Task prompt:
Restate the records that follow word for word; no pictures should appear.
--- START OF Material provided ---
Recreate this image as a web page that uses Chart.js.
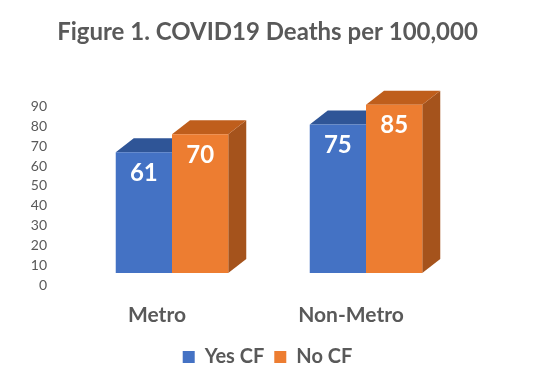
<!DOCTYPE html>
<html>
<head>
<meta charset="utf-8">
<script src="https://cdn.jsdelivr.net/npm/chart.js@4"></script>
<style>
  body { margin: 0; background: #fff; }
  #wrap { width: 538px; height: 388px; position: relative; }
</style>
</head>
<body>
<div id="wrap"><canvas id="myChart" width="538" height="388"></canvas></div>
<script>
// chart data
const categories = ['Metro', 'Non-Metro'];
const yesCF = [61, 75];
const noCF = [70, 85];
const seriesNames = ['Yes CF', 'No CF'];
const tickValues = [0, 10, 20, 30, 40, 50, 60, 70, 80, 90];

const FONT = 'Lato, "Open Sans", sans-serif';
const GREY = '#595959';

// draws the top and side faces so the bars look like excel 3D columns
const depthPlugin = {
    id: 'depth',
    beforeDatasetsDraw(chart) {
        const ctx = chart.ctx;
        const dx = 18, dy = 14;
        const tops = ['#2F5597', '#BF5E1C'];
        const sides = ['#2B4C87', '#A5531C'];
        chart.data.datasets.forEach((ds, i) => {
            chart.getDatasetMeta(i).data.forEach(bar => {
                const l = bar.x - bar.width / 2, r = bar.x + bar.width / 2;
                const t = bar.y, b = bar.base;
                ctx.save();
                ctx.fillStyle = sides[i];
                ctx.beginPath();
                ctx.moveTo(r, t); ctx.lineTo(r + dx, t - dy);
                ctx.lineTo(r + dx, b - dy); ctx.lineTo(r, b);
                ctx.closePath(); ctx.fill();
                ctx.fillStyle = tops[i];
                ctx.beginPath();
                ctx.moveTo(l, t); ctx.lineTo(l + dx, t - dy);
                ctx.lineTo(r + dx, t - dy); ctx.lineTo(r, t);
                ctx.closePath(); ctx.fill();
                ctx.restore();
            });
        });
    },
    afterDatasetsDraw(chart) {
        const ctx = chart.ctx;
        ctx.save();
        ctx.fillStyle = '#fff';
        ctx.font = 'bold 24px ' + FONT;
        ctx.textAlign = 'center';
        ctx.textBaseline = 'middle';
        chart.data.datasets.forEach((ds, i) => {
            chart.getDatasetMeta(i).data.forEach((bar, j) => {
                ctx.fillText(ds.data[j], bar.x, bar.y + 21);
            });
        });
        ctx.restore();
    }
};

const ctx = document.getElementById('myChart').getContext('2d');
const myChart = new Chart(ctx, {
    type: 'bar',
    data: {
        labels: categories,
        datasets: [{
            label: seriesNames[0],
            data: yesCF,
            backgroundColor: '#4472C4',
            yAxisID: 'bars',
            clip: false
        }, {
            label: seriesNames[1],
            data: noCF,
            backgroundColor: '#ED7D31',
            yAxisID: 'bars',
            clip: false
        }]
    },
    options: {
        responsive: false,
        animation: false,
        categoryPercentage: 0.58,
        barPercentage: 1,
        layout: { padding: { left: 0, right: 3, top: 0, bottom: 11 } },
        plugins: {
            title: {
                display: true,
                text: 'Figure 1. COVID19 Deaths per 100,000',
                color: GREY,
                font: { family: FONT, size: 24, weight: 'bold' },
                padding: { top: 18, bottom: 40 }
            },
            legend: {
                position: 'bottom',
                labels: {
                    color: GREY,
                    font: { family: FONT, size: 20, weight: 'bold' },
                    boxWidth: 12,
                    boxHeight: 12,
                    padding: 10
                }
            },
            tooltip: { enabled: false }
        },
        scales: {
            x: {
                grid: { display: false, drawTicks: false },
                border: { display: false },
                afterFit: axis => { axis.height = 52; },
                ticks: {
                    color: GREY,
                    font: { family: FONT, size: 21, weight: 'bold' },
                    padding: 18,
                    labelOffset: -15
                }
            },
            y: {
                position: 'left',
                min: 0,
                max: 100,
                grid: { display: false, drawTicks: false },
                border: { display: false },
                afterFit: axis => { axis.width = 75; },
                afterBuildTicks: axis => {
                    axis.ticks = tickValues.map(v => ({ value: v }));
                },
                ticks: {
                    color: GREY,
                    font: { family: FONT, size: 14 },
                    padding: 28
                }
            },
            bars: {
                display: false,
                min: -6,
                max: 94
            },
            spacer: {
                position: 'right',
                grid: { display: false, drawTicks: false },
                border: { display: false },
                ticks: { display: false },
                afterFit: axis => { axis.width = 72; }
            }
        }
    },
    plugins: [depthPlugin]
});
</script>
</body>
</html>
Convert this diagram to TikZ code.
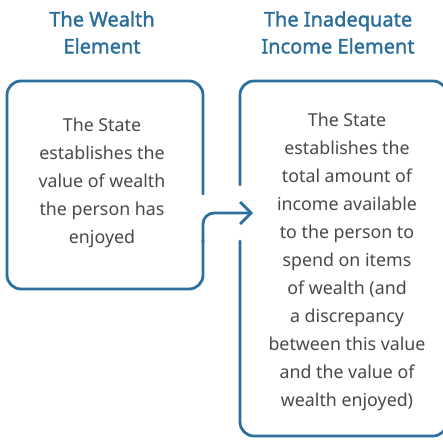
\documentclass[tikz,border=0pt]{standalone}
\usepackage{fontspec}
\setmainfont{Noto Sans}
\newfontfamily\titlefont{Noto Sans}[FakeBold=1.6]
\usetikzlibrary{arrows.meta}
\definecolor{boxblue}{RGB}{42,111,158}
\definecolor{titleblue}{RGB}{44,110,155}
\definecolor{bodygray}{RGB}{72,72,72}
\tikzset{
  outline/.style={draw=boxblue, line width=2.8pt, line cap=round, line join=round},
  titletext/.style={anchor=north, inner sep=0pt, align=center, text=titleblue,
    font=\titlefont\fontsize{20}{27}\selectfont},
  bodytext/.style={anchor=north, inner sep=0pt, align=center, text=bodygray,
    font=\fontsize{17.8}{28}\selectfont},
}
\begin{document}
\begin{tikzpicture}[x=1pt, y=-1pt]
\useasboundingbox (0,0) rectangle (443,439);
\clip (0,0) rectangle (443,439);
% titles
\node[titletext] (t1) at (102,11) {The Wealth\\Element};
\node[titletext] (t2) at (338,11) {The Inadequate\\Income Element};
% left box with outgoing arrow
\coordinate (lgap) at (203,194);
\coordinate (tip) at (253,213);
\draw[outline, rounded corners=14pt] (lgap) -- (203,81) -- (7,81) -- (7,289) -- (203,289) -- (203,240);
\draw[outline, rounded corners=11pt, -{Straight Barb[length=11pt, width=22pt, line width=2.8pt]}] (203,242) -- (203,213) -- (tip);
% right box
\draw[outline, rounded corners=14pt] (240,185) -- (240,81) -- (447,81) -- (447,436) -- (240,436) -- (240,241);
% texts
\node[bodytext] (lt) at (102,117.5) {The State\\establishes the\\value of wealth\\the person has\\enjoyed};
\node[bodytext] (rt) at (347,113) {The State\\establishes the\\total amount of\\income available\\to the person to\\spend on items\\of wealth (and\\a discrepancy\\between this value\\and the value of\\wealth enjoyed)};
\end{tikzpicture}
\end{document}
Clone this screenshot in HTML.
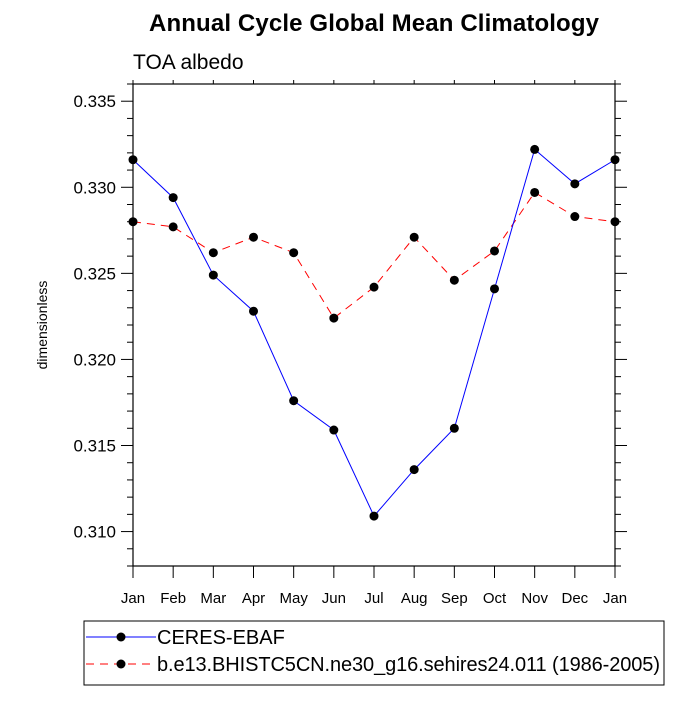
--- END OF Material provided ---
Solution below:
Recreate this image as a web page that uses Chart.js.
<!DOCTYPE html>
<html>
<head>
<meta charset="utf-8">
<script src="https://cdn.jsdelivr.net/npm/chart.js@4"></script>
<style>
  body { margin: 0; background: #fff; }
  #wrap { width: 538px; height: 388px; position: relative; }
</style>
</head>
<body>
<div id="wrap"><canvas id="myChart" width="538" height="388"></canvas></div>
<script>
// chart data
const categories = ['Metro', 'Non-Metro'];
const yesCF = [61, 75];
const noCF = [70, 85];
const seriesNames = ['Yes CF', 'No CF'];
const tickValues = [0, 10, 20, 30, 40, 50, 60, 70, 80, 90];

const FONT = 'Lato, "Open Sans", sans-serif';
const GREY = '#595959';

// draws the top and side faces so the bars look like excel 3D columns
const depthPlugin = {
    id: 'depth',
    beforeDatasetsDraw(chart) {
        const ctx = chart.ctx;
        const dx = 18, dy = 14;
        const tops = ['#2F5597', '#BF5E1C'];
        const sides = ['#2B4C87', '#A5531C'];
        chart.data.datasets.forEach((ds, i) => {
            chart.getDatasetMeta(i).data.forEach(bar => {
                const l = bar.x - bar.width / 2, r = bar.x + bar.width / 2;
                const t = bar.y, b = bar.base;
                ctx.save();
                ctx.fillStyle = sides[i];
                ctx.beginPath();
                ctx.moveTo(r, t); ctx.lineTo(r + dx, t - dy);
                ctx.lineTo(r + dx, b - dy); ctx.lineTo(r, b);
                ctx.closePath(); ctx.fill();
                ctx.fillStyle = tops[i];
                ctx.beginPath();
                ctx.moveTo(l, t); ctx.lineTo(l + dx, t - dy);
                ctx.lineTo(r + dx, t - dy); ctx.lineTo(r, t);
                ctx.closePath(); ctx.fill();
                ctx.restore();
            });
        });
    },
    afterDatasetsDraw(chart) {
        const ctx = chart.ctx;
        ctx.save();
        ctx.fillStyle = '#fff';
        ctx.font = 'bold 24px ' + FONT;
        ctx.textAlign = 'center';
        ctx.textBaseline = 'middle';
        chart.data.datasets.forEach((ds, i) => {
            chart.getDatasetMeta(i).data.forEach((bar, j) => {
                ctx.fillText(ds.data[j], bar.x, bar.y + 21);
            });
        });
        ctx.restore();
    }
};

const ctx = document.getElementById('myChart').getContext('2d');
const myChart = new Chart(ctx, {
    type: 'bar',
    data: {
        labels: categories,
        datasets: [{
            label: seriesNames[0],
            data: yesCF,
            backgroundColor: '#4472C4',
            yAxisID: 'bars',
            clip: false
        }, {
            label: seriesNames[1],
            data: noCF,
            backgroundColor: '#ED7D31',
            yAxisID: 'bars',
            clip: false
        }]
    },
    options: {
        responsive: false,
        animation: false,
        categoryPercentage: 0.58,
        barPercentage: 1,
        layout: { padding: { left: 0, right: 3, top: 0, bottom: 11 } },
        plugins: {
            title: {
                display: true,
                text: 'Figure 1. COVID19 Deaths per 100,000',
                color: GREY,
                font: { family: FONT, size: 24, weight: 'bold' },
                padding: { top: 18, bottom: 40 }
            },
            legend: {
                position: 'bottom',
                labels: {
                    color: GREY,
                    font: { family: FONT, size: 20, weight: 'bold' },
                    boxWidth: 12,
                    boxHeight: 12,
                    padding: 10
                }
            },
            tooltip: { enabled: false }
        },
        scales: {
            x: {
                grid: { display: false, drawTicks: false },
                border: { display: false },
                afterFit: axis => { axis.height = 52; },
                ticks: {
                    color: GREY,
                    font: { family: FONT, size: 21, weight: 'bold' },
                    padding: 18,
                    labelOffset: -15
                }
            },
            y: {
                position: 'left',
                min: 0,
                max: 100,
                grid: { display: false, drawTicks: false },
                border: { display: false },
                afterFit: axis => { axis.width = 75; },
                afterBuildTicks: axis => {
                    axis.ticks = tickValues.map(v => ({ value: v }));
                },
                ticks: {
                    color: GREY,
                    font: { family: FONT, size: 14 },
                    padding: 28
                }
            },
            bars: {
                display: false,
                min: -6,
                max: 94
            },
            spacer: {
                position: 'right',
                grid: { display: false, drawTicks: false },
                border: { display: false },
                ticks: { display: false },
                afterFit: axis => { axis.width = 72; }
            }
        }
    },
    plugins: [depthPlugin]
});
</script>
</body>
</html>
Convert this diagram to TikZ code.
\documentclass[tikz,border=0pt]{standalone}
\usepackage{fontspec}
\setmainfont{Noto Sans}
\newfontfamily\titlefont{Noto Sans}[FakeBold=1.6]
\usetikzlibrary{arrows.meta}
\definecolor{boxblue}{RGB}{42,111,158}
\definecolor{titleblue}{RGB}{44,110,155}
\definecolor{bodygray}{RGB}{72,72,72}
\tikzset{
  outline/.style={draw=boxblue, line width=2.8pt, line cap=round, line join=round},
  titletext/.style={anchor=north, inner sep=0pt, align=center, text=titleblue,
    font=\titlefont\fontsize{20}{27}\selectfont},
  bodytext/.style={anchor=north, inner sep=0pt, align=center, text=bodygray,
    font=\fontsize{17.8}{28}\selectfont},
}
\begin{document}
\begin{tikzpicture}[x=1pt, y=-1pt]
\useasboundingbox (0,0) rectangle (443,439);
\clip (0,0) rectangle (443,439);
% titles
\node[titletext] (t1) at (102,11) {The Wealth\\Element};
\node[titletext] (t2) at (338,11) {The Inadequate\\Income Element};
% left box with outgoing arrow
\coordinate (lgap) at (203,194);
\coordinate (tip) at (253,213);
\draw[outline, rounded corners=14pt] (lgap) -- (203,81) -- (7,81) -- (7,289) -- (203,289) -- (203,240);
\draw[outline, rounded corners=11pt, -{Straight Barb[length=11pt, width=22pt, line width=2.8pt]}] (203,242) -- (203,213) -- (tip);
% right box
\draw[outline, rounded corners=14pt] (240,185) -- (240,81) -- (447,81) -- (447,436) -- (240,436) -- (240,241);
% texts
\node[bodytext] (lt) at (102,117.5) {The State\\establishes the\\value of wealth\\the person has\\enjoyed};
\node[bodytext] (rt) at (347,113) {The State\\establishes the\\total amount of\\income available\\to the person to\\spend on items\\of wealth (and\\a discrepancy\\between this value\\and the value of\\wealth enjoyed)};
\end{tikzpicture}
\end{document}
Clone this screenshot in HTML.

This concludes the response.